Following Patton, neuropsychologist Harry Krop, testified. Krop told jurors that McTear struggled to understand his mother's homosexuality and this impacted his frame of mind.
"His mother was totally bald and dressed like a man," Krop said. "That was truly difficult for him to comprehend and understand."
He added McTear has an average IQ.
Subsequently, jurors heard from McTear's pastor at Heartsong Church, his maternal grandmother Willie Patton and a jailhouse pastor.
"No doubt in my mind he'd enhance the prison system," said Pastor Joe Johnson when asked by defense attorneys if McTear would be suitable for prison.
During closing arguments, the state asked the jury to remember the age of the victim in the crime.
"What we have here is a 3-month-old baby who was incapable of physically resisting, incapable of trying to flee, incapable of uttering a word in protest," said prosecutor Ron Gale. He then asked jurors to recommend McTear be executed.

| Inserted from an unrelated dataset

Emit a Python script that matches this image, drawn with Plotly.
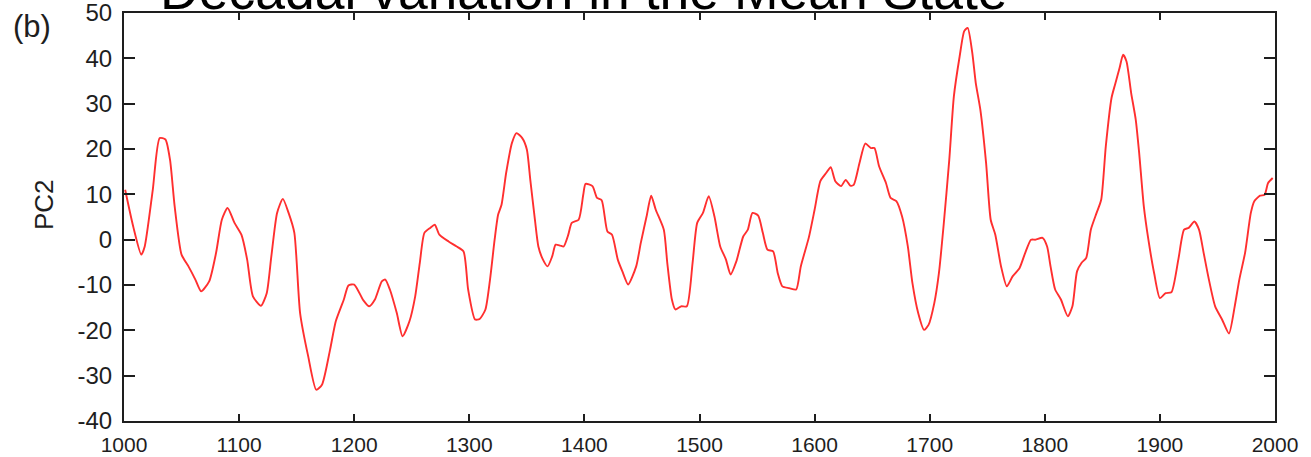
import plotly.graph_objects as go

# PC2 of the decadal mean-state variation, years 1000-2000
years = [
    1001, 1008, 1015, 1018, 1025, 1031, 1036, 1040, 1044, 1050, 1056, 1062, 1067,
    1074, 1080, 1085, 1090, 1096, 1102, 1107, 1112, 1119, 1124, 1128, 1133, 1138,
    1143, 1148, 1153, 1160, 1167, 1172, 1179, 1184, 1191, 1195, 1200, 1208, 1213,
    1218, 1224, 1227, 1231, 1237, 1242, 1248, 1253, 1257, 1261, 1266, 1270, 1274,
    1282, 1289, 1295, 1299, 1305, 1309, 1314, 1318, 1322, 1325, 1328, 1332, 1337,
    1341, 1346, 1350, 1353, 1357, 1360, 1364, 1368, 1372, 1375, 1379, 1382, 1386,
    1389, 1395, 1399, 1401, 1407, 1411, 1415, 1420, 1424, 1429, 1433, 1438, 1445,
    1449, 1454, 1458, 1462, 1469, 1472, 1476, 1479, 1484, 1489, 1494, 1498, 1503,
    1508, 1513, 1518, 1523, 1527, 1532, 1538, 1542, 1546, 1551, 1555, 1559, 1564,
    1568, 1572, 1578, 1584, 1588, 1595, 1600, 1605, 1610, 1614, 1618, 1623, 1627,
    1631, 1634, 1639, 1644, 1649, 1652, 1656, 1662, 1666, 1671, 1676, 1681, 1685,
    1690, 1695, 1699, 1704, 1708, 1712, 1717, 1721, 1726, 1730, 1733, 1737, 1740,
    1744, 1749, 1753, 1757, 1762, 1767, 1772, 1778, 1783, 1788, 1792, 1798, 1802,
    1805, 1809, 1814, 1820, 1824, 1828, 1832, 1836, 1840, 1845, 1849, 1853, 1858,
    1861, 1865, 1868, 1871, 1875, 1879, 1882, 1886, 1890, 1895, 1900, 1905, 1910,
    1916, 1921, 1925, 1930, 1934, 1938, 1942, 1948, 1954, 1960, 1965, 1969, 1974,
    1979, 1982, 1987, 1991, 1994, 1998,
]
pc2 = [
    11.0, 2.9, -3.3, -1.5, 11.0, 22.4, 22.1, 17.6, 7.4, -3.3, -5.9, -8.8, -11.4,
    -9.2, -2.9, 4.4, 7.0, 3.7, 1.1, -4.4, -12.5, -14.6, -11.8, -3.7, 5.9, 9.0,
    5.9, 1.5, -16.2, -25.7, -33.1, -32.0, -24.3, -18.0, -13.2, -10.1, -9.9, -13.4, -14.7,
    -13.2, -9.2, -8.8, -11.0, -16.2, -21.3, -18.0, -12.5, -5.1, 1.5, 2.6, 3.3, 1.1,
    -0.4, -1.5, -2.6, -11.0, -17.6, -17.5, -15.4, -8.8, 0.0, 5.5, 7.7, 14.7, 21.3,
    23.5, 22.4, 19.9, 13.2, 4.4, -1.5, -4.4, -5.9, -3.7, -1.1, -1.3, -1.5, 1.1,
    3.7, 4.4, 9.9, 12.3, 11.8, 9.2, 8.7, 1.8, 1.1, -4.4, -7.0, -9.9, -5.9,
    -0.7, 5.1, 9.7, 6.6, 2.2, -5.1, -13.2, -15.4, -14.7, -14.7, -5.1, 3.7, 5.9,
    9.6, 5.1, -1.5, -4.4, -7.7, -4.8, 0.7, 2.2, 5.9, 5.3, 1.5, -2.2, -2.6,
    -7.4, -10.3, -10.7, -11.0, -5.9, 0.5, 6.6, 12.9, 14.7, 16.0, 12.9, 11.8, 13.2,
    11.9, 12.1, 16.9, 21.2, 20.2, 20.2, 16.2, 12.5, 9.2, 8.5, 5.1, -1.5, -9.6,
    -16.2, -19.9, -18.8, -14.0, -7.4, 2.9, 17.6, 31.6, 40.4, 46.0, 46.7, 41.2, 34.6,
    28.7, 16.9, 4.4, 1.1, -5.9, -10.3, -8.1, -6.3, -2.9, 0.0, 0.0, 0.4, -1.5,
    -5.9, -11.0, -13.2, -16.9, -14.7, -7.0, -5.1, -4.0, 2.2, 5.9, 8.8, 20.6, 31.3,
    34.2, 37.9, 40.8, 39.3, 32.4, 26.5, 19.1, 7.4, 0.0, -7.4, -12.9, -11.8, -11.6,
    -4.4, 2.2, 2.6, 4.0, 2.2, -2.9, -8.1, -14.7, -17.6, -20.7, -14.7, -8.8, -2.9,
    5.9, 8.5, 9.7, 9.9, 12.5, 13.6,
]

x_ticks = list(range(1000, 2001, 100))
y_ticks = list(range(-40, 51, 10))

FONT = "Liberation Sans, Arial, Helvetica, sans-serif"
INK = "#1e1e1e"

fig = go.Figure()
fig.add_trace(go.Scatter(
    x=years, y=pc2, mode="lines",
    line=dict(color="#ff2f2f", width=1.9, shape="spline", smoothing=0.6),
    showlegend=False, hoverinfo="x+y",
))

axis_common = dict(
    showline=True, linecolor=INK, linewidth=2, mirror="ticks",
    ticks="inside", tickcolor=INK, tickwidth=2,
    showgrid=False, zeroline=False, automargin=False,
    ticklabeloverflow="allow",
)

fig.update_xaxes(
    range=[1000, 2000], tickvals=x_ticks, ticktext=[str(v) for v in x_ticks],
    ticklen=7, tickfont=dict(family=FONT, size=21, color=INK),
    ticklabelstandoff=4, **axis_common,
)
fig.update_yaxes(
    range=[-40, 50], tickvals=y_ticks, ticktext=[str(v) for v in y_ticks],
    ticklen=11, tickfont=dict(family=FONT, size=24, color=INK),
    ticklabelstandoff=5, **axis_common,
)

fig.update_layout(
    width=1311, height=457,
    margin=dict(l=124, r=36, t=13, b=36),
    paper_bgcolor="white", plot_bgcolor="white",
    annotations=[
        dict(text="Decadal variation in the Mean State", xref="paper", yref="paper",
             x=0.0295, y=0.978, xanchor="left", yanchor="bottom", showarrow=False,
             font=dict(family=FONT, size=53.5, color="black")),
        dict(text="(b)", xref="paper", yref="paper",
             x=(32 - 124) / 1151, y=(421 - 27) / 408, xanchor="center", yanchor="middle",
             showarrow=False, font=dict(family=FONT, size=31, color=INK)),
        dict(text="PC2", xref="paper", yref="paper", textangle=-90,
             x=(44 - 124) / 1151, y=(421 - 205) / 408, xanchor="center", yanchor="middle",
             showarrow=False, font=dict(family=FONT, size=26, color=INK)),
    ],
)

fig.write_html("out.html")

The defense asked jurors to consider McTear's childhood when deliberating, with both sides agreeing it was "lousy." "He was subjected to some extensive, horrific, traumatic experiences," one of his defense lawyers argued.
"Given his history, this man doesn't deserve to die. People in his life made him the way he is," said the defense lawyer before asking jurors to show mercy.
On Monday, the court did not hear from baby Emanuel's parents during the sentencing phase of the trial. Instead, statements from both of them were read in court by Patricia Henley.
"No one will ever be able to understand the pain I feel every day for losing my very first child," Henley read from the child's mother, Jasmine Bedwell.
Bedwell took the stand for some grueling testimony during the trial, but Monday someone else read her words.
"The day he came into the world, I was filled
with hope and dreams for him. Now he will never be able to fulfill them," read Henley.
Emanuel's father was in prison when his son was born and when he died.
In his statement, he said he prays that no one else will ever have to go through the pain of losing a child in such a violent manner.
"He was too young to even speak. He had a loving family that cared about him deeply."